Setelah berpacu melawan tikungan demi tikungan yang tajam dan pejal, kaki ini sampai juga di desa Tegalrejo, kecamatan Gedangsari. Desa ini begitu sunyi. Hanya satu-dua orang yang terlihat berlalu-lalang. Warung-warung juga banyak yang tutup. Mungkin ini dikarenakan hujan rintik-rintik masih bersetia menyiram Tegalrejo dan sekitarnya.
Aku segera menuju sebuah mushalla kecil di depan balaidesa Tegalrejo. Setelah menunaikan shalat, langsung kukeluarkan perbekalan yang kubawa sejak dari penginapan. Selain beberapa makanan ringan, tentu yang menjadi senjata pamungkas adalah Geliga Krim. Aku keluarkan sedikit krimnya dan kuoleskan di pergelangan tangan yang sedari tadi sempat keram. Selain mudah digunakan, kelebihan lain dari krim ini juga tidak lengket dan tidak menimbulkan noda pada pakaian.
Tak berselang lama, orang yang kutunggu-tunggu pun datang. Namanya pak Sugiman (50). Ia merupakan lurah desa Tegalrejo yang baru saja mendapatkan penghargaan dari Gubernur Yogyakarta Sri Sultan Hamengkubuwono X lantaran kiprahnya yang berhasil menghidupkan kembali tradisi batik di desanya.
"Walaupun desa kami nyempil di pojokan Yogya, kami ingin memberi warna tersendiri untuk turut menyemarakkan pentas wisata Yogyakarta. Kami ingin berkontribusi dengan bekal potensi lokal yang ada Mas", ucapnya bersemangat.
Dan memang, apa yang diutarakan Sugiman bukan sekadar omong belaka. Jika Anda ke sini, jangan terkejut jika mendapati anak usia 4 tahun yang sudah bisa mewarnai pola batik dengan baik. Juga jangan kaget jika bertemu anak setingkat SD-SLTP yang sudah piawai membuat pola batik sendiri. Dan jangan takjub jika remaja jenjang SLTA sudah biasa memasarkan karya batiknya sendiri secara mandiri.
Begitu juga dengan lini potensi lainnya seperti wisata alam. Para pemuda yang tergabung dalam Karang Taruna berjibaku menjadikan desanya sebagai destinasi wisata alam baru yang ekonomis tapi berkualitas.

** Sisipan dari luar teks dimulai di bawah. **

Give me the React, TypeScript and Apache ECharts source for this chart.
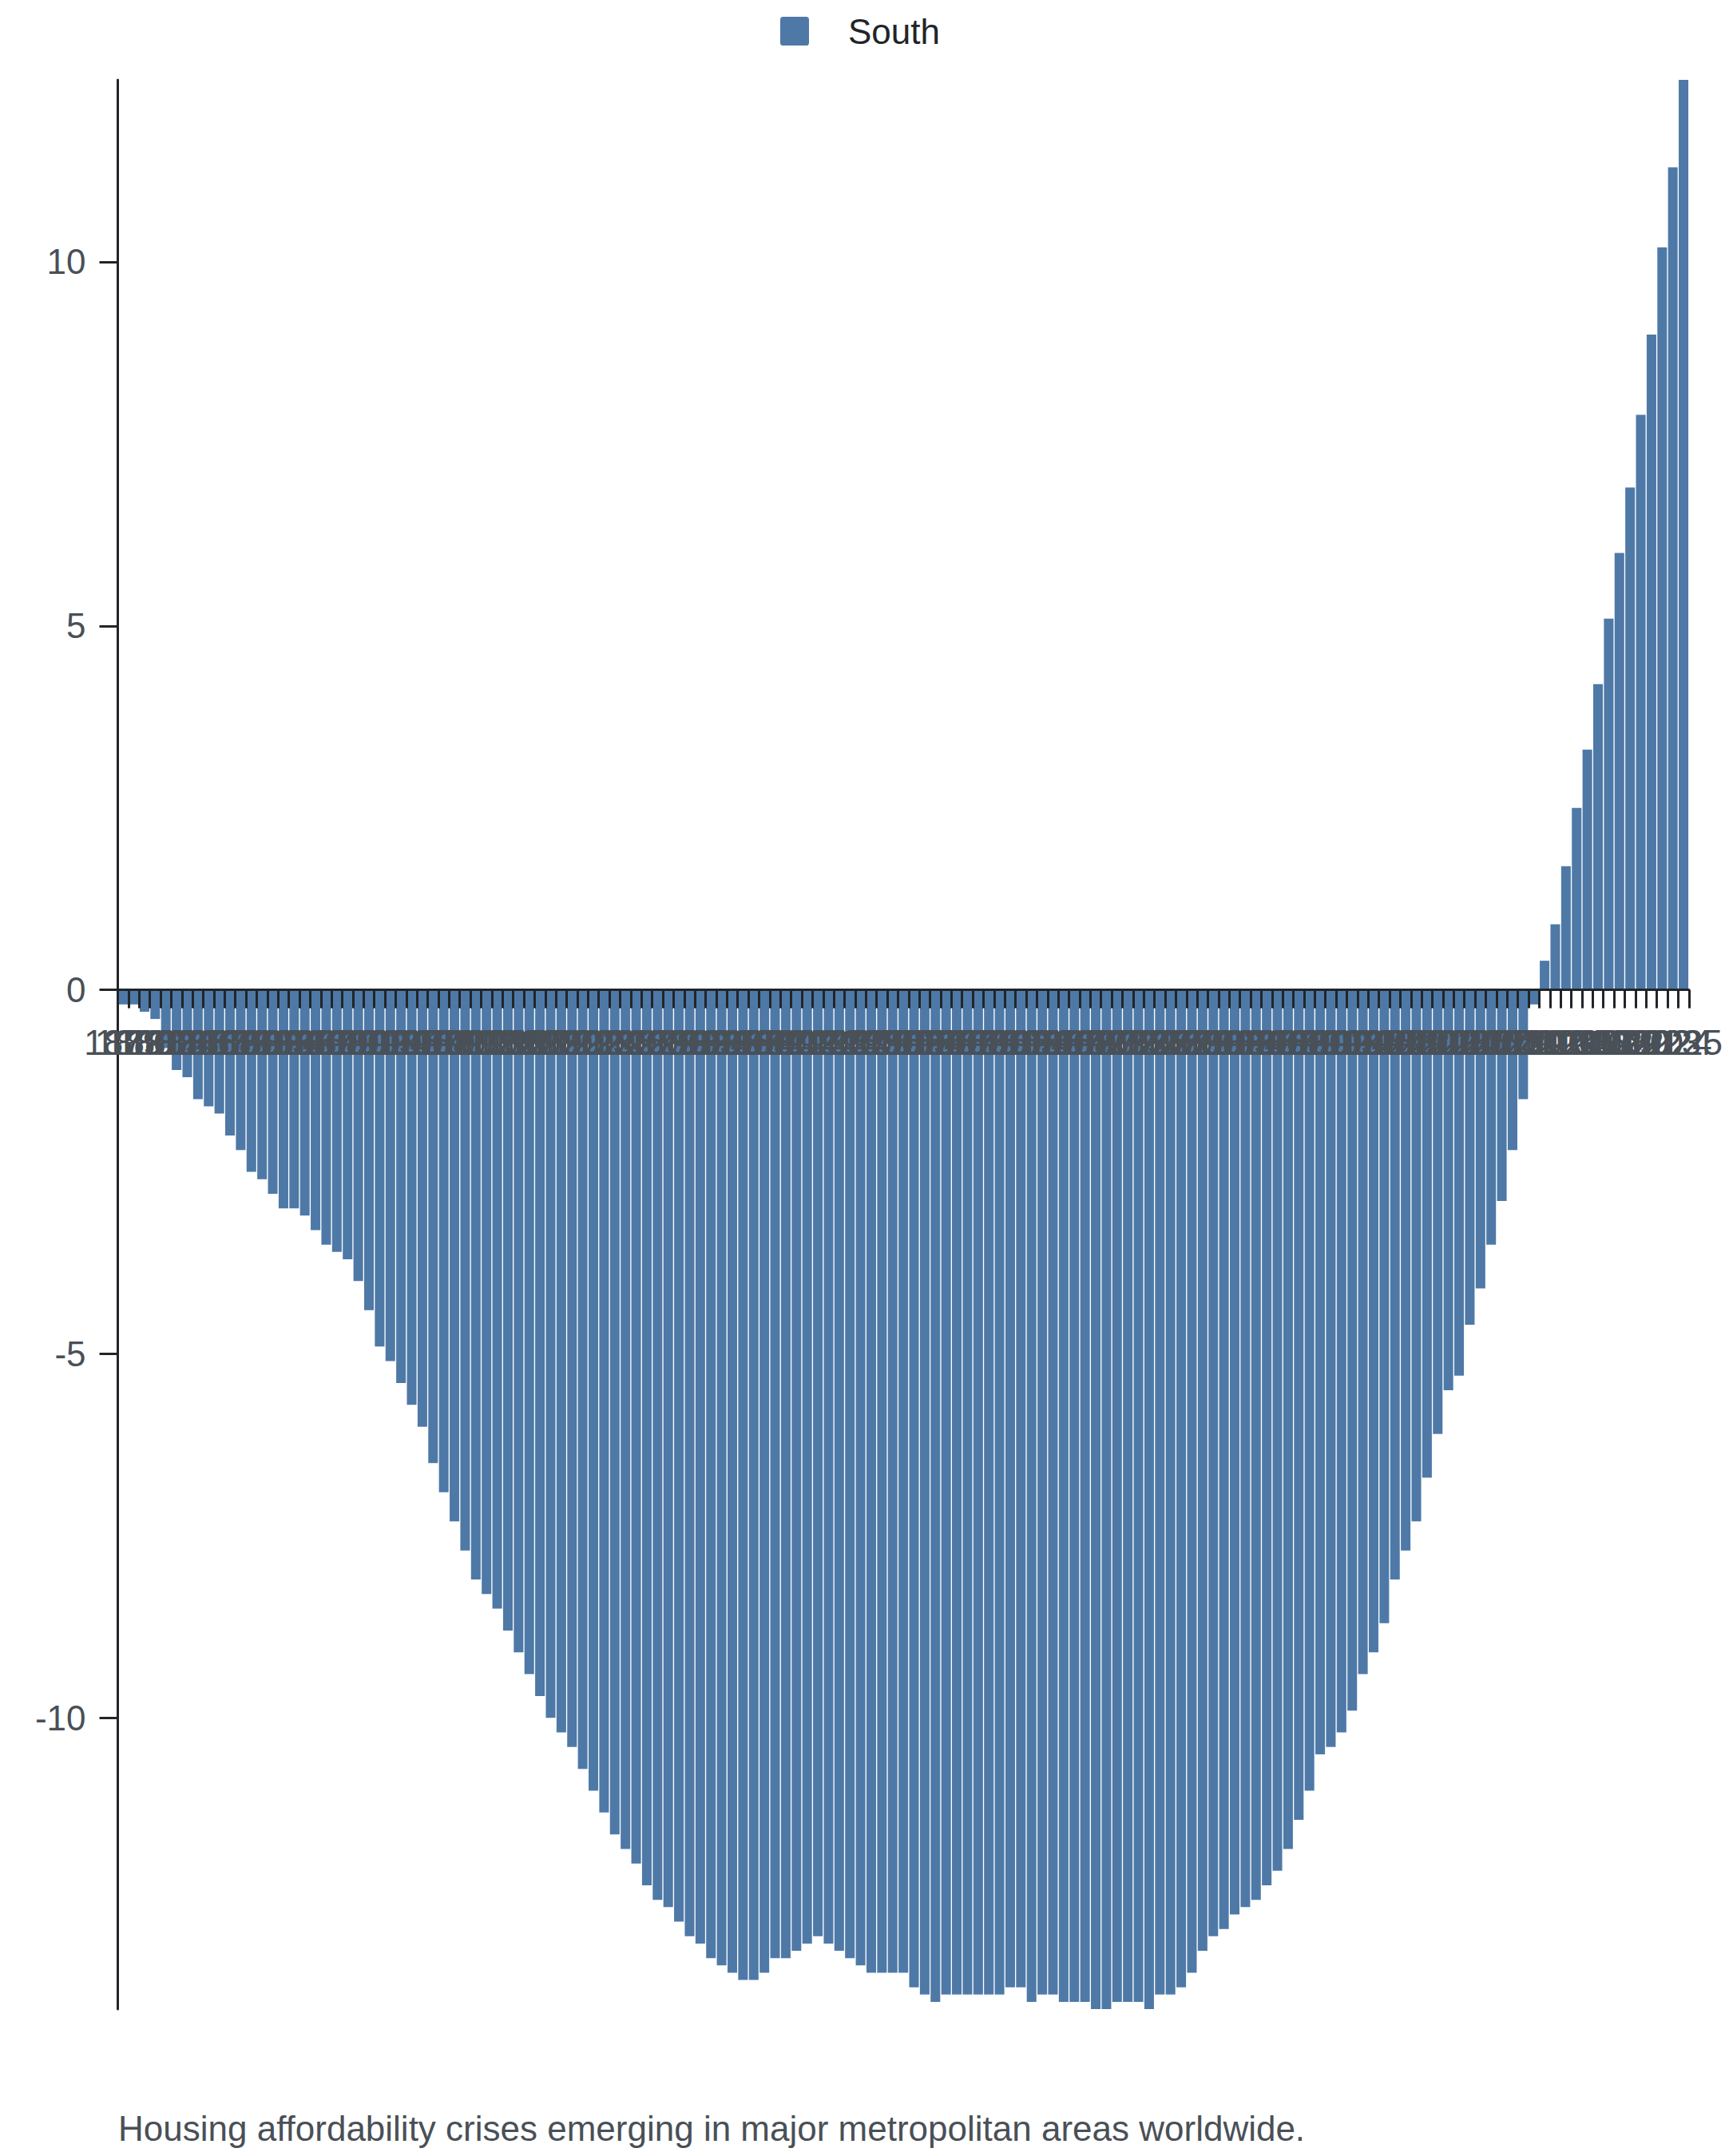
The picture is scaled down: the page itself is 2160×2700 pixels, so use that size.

Selain curug Tegalrejo yang indah menawan, belakangan para pemuda itu juga menggalang kerjasama dengan lintas Karang Taruna tiga desa demi membuat wahana rekreasi berjuluk Green Village Gedangsari. Sungguh kreatif bukan?
Selain mendapat banyak sekali pengetahuan, dari desa ini aku juga mendapat segunung inspirasi untuk menghidupkan kembali tradisi batik di kampungku yang kini mulai terdampak krisis regenerasi. Keluh kesah yang menyerang sepanjang perjalanan keberangkatan juga terbayar sudah lantaran melihat semangat warga desa yang berjibaku membangun desanya.
Menjelang senja, akupun tancap gas untuk pulang ke penginapan. Kali ini aku menjajal jalan pulang yang berbeda. Sengaja aku tempuh desa Mertelu kecamatan Gedangsari untuk sekadar melihat wahana Green Village yang diceritakan para pemuda tadi. Sayangnya, karena hujan tak kunjung berhenti, wahana itu terlihat sepi dan berkabut. Kendati demikian hal itu tak mengurangi sama sekali keindahan dan keanggunannya. Berselimutkan kabut, puncak bukit Green Village serasa menjadi lautan awan.